Request:
Return all lines from the listing below in which the string "this" occurs.

Supplied data:
=-=-=
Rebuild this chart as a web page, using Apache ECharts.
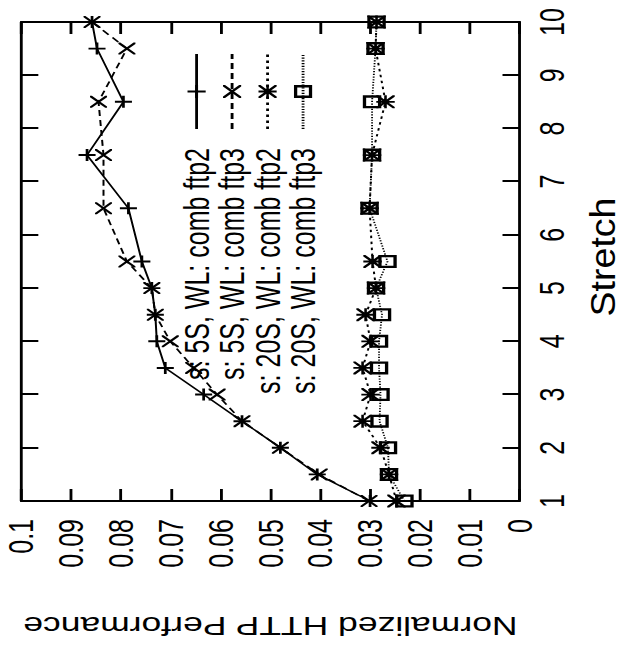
=-=-=
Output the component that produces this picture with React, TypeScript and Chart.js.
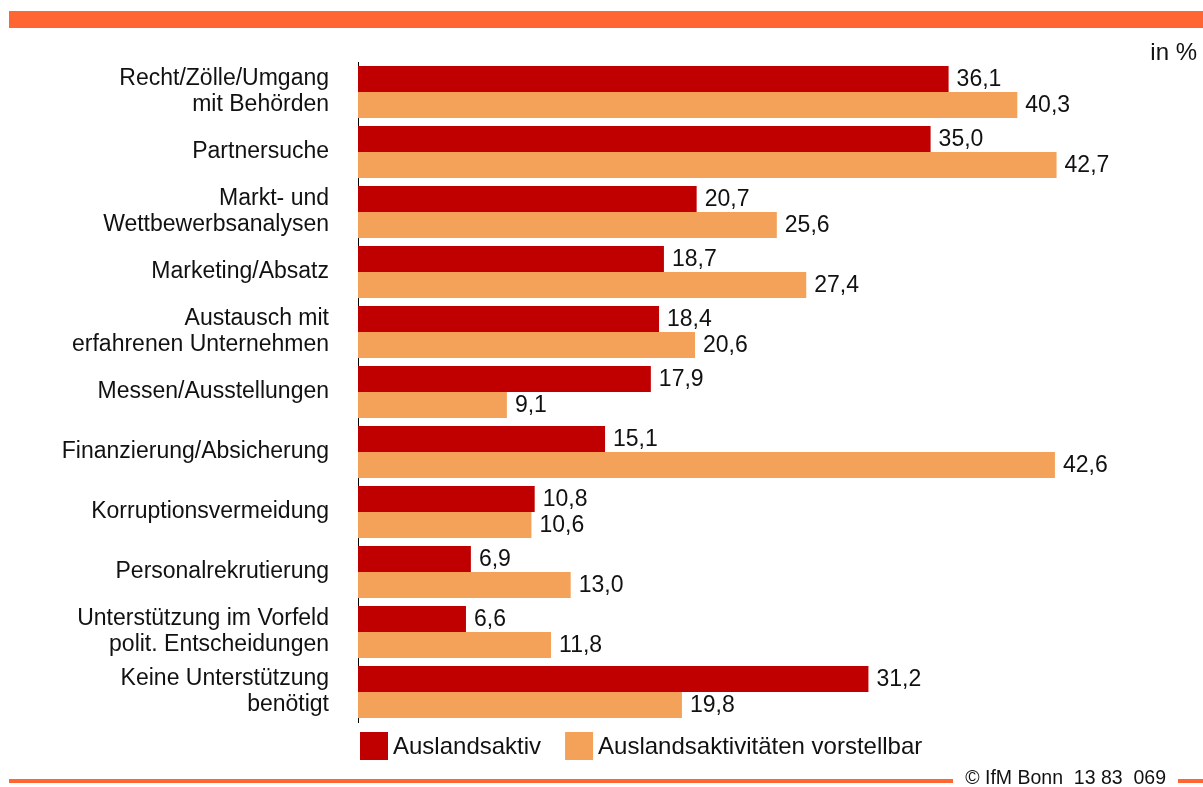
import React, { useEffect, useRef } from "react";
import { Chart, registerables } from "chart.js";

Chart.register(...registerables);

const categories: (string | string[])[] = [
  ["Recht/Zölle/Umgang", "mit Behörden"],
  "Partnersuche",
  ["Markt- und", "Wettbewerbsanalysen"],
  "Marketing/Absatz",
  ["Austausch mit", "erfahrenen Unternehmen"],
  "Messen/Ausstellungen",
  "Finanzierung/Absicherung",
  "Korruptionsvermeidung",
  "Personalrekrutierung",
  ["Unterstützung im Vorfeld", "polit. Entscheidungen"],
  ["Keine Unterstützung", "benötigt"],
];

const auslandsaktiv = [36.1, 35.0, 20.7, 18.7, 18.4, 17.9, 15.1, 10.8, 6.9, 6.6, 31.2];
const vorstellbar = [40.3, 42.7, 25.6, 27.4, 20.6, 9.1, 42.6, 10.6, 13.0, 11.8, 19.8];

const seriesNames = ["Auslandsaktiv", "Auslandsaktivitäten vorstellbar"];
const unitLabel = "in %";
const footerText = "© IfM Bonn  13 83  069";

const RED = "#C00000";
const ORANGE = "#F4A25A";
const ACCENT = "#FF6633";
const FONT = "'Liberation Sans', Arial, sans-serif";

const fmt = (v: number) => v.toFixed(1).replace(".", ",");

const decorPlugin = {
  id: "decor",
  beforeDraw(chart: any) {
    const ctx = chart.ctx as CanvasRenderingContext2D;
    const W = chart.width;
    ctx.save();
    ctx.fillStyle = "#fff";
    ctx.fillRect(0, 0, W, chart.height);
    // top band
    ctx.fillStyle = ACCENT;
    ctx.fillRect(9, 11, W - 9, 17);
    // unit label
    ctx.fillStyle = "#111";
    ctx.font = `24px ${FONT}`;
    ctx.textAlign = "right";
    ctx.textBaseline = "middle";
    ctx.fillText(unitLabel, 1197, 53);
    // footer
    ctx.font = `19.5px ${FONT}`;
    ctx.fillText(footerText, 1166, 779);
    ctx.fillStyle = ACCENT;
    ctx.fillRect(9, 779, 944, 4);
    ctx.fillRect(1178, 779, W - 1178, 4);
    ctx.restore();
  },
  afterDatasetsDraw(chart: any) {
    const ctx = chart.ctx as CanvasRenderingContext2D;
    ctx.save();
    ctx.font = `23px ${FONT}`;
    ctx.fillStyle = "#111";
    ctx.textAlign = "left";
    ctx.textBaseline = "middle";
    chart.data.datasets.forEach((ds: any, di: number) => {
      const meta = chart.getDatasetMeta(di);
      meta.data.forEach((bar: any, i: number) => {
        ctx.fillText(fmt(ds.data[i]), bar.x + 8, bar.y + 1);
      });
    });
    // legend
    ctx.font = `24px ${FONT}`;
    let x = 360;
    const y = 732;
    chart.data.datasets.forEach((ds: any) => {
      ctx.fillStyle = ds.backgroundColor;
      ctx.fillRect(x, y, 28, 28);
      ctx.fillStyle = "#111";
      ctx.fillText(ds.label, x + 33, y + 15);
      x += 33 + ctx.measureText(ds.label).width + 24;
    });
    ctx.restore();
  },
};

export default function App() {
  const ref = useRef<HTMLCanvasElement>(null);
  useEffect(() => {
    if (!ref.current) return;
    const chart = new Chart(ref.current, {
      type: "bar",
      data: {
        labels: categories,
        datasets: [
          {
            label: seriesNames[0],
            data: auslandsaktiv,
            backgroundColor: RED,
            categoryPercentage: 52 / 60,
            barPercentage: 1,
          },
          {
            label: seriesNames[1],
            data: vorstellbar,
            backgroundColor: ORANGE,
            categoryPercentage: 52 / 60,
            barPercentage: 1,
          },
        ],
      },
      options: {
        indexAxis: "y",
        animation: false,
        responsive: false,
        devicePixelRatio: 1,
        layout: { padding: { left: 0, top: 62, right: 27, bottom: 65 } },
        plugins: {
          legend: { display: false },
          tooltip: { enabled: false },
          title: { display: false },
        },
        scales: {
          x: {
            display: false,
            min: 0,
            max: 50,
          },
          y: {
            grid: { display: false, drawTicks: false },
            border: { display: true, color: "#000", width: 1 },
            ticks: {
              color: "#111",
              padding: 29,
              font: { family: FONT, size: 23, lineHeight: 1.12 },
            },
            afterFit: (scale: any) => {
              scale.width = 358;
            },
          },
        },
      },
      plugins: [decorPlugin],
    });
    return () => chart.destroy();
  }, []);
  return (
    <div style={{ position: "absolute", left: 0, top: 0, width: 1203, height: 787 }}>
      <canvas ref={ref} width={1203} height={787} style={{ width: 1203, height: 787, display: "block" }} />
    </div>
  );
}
=-=-=
Solution below:
Rebuild this chart as a web page, using Apache ECharts.
Output the component that produces this picture with React, TypeScript and Chart.js.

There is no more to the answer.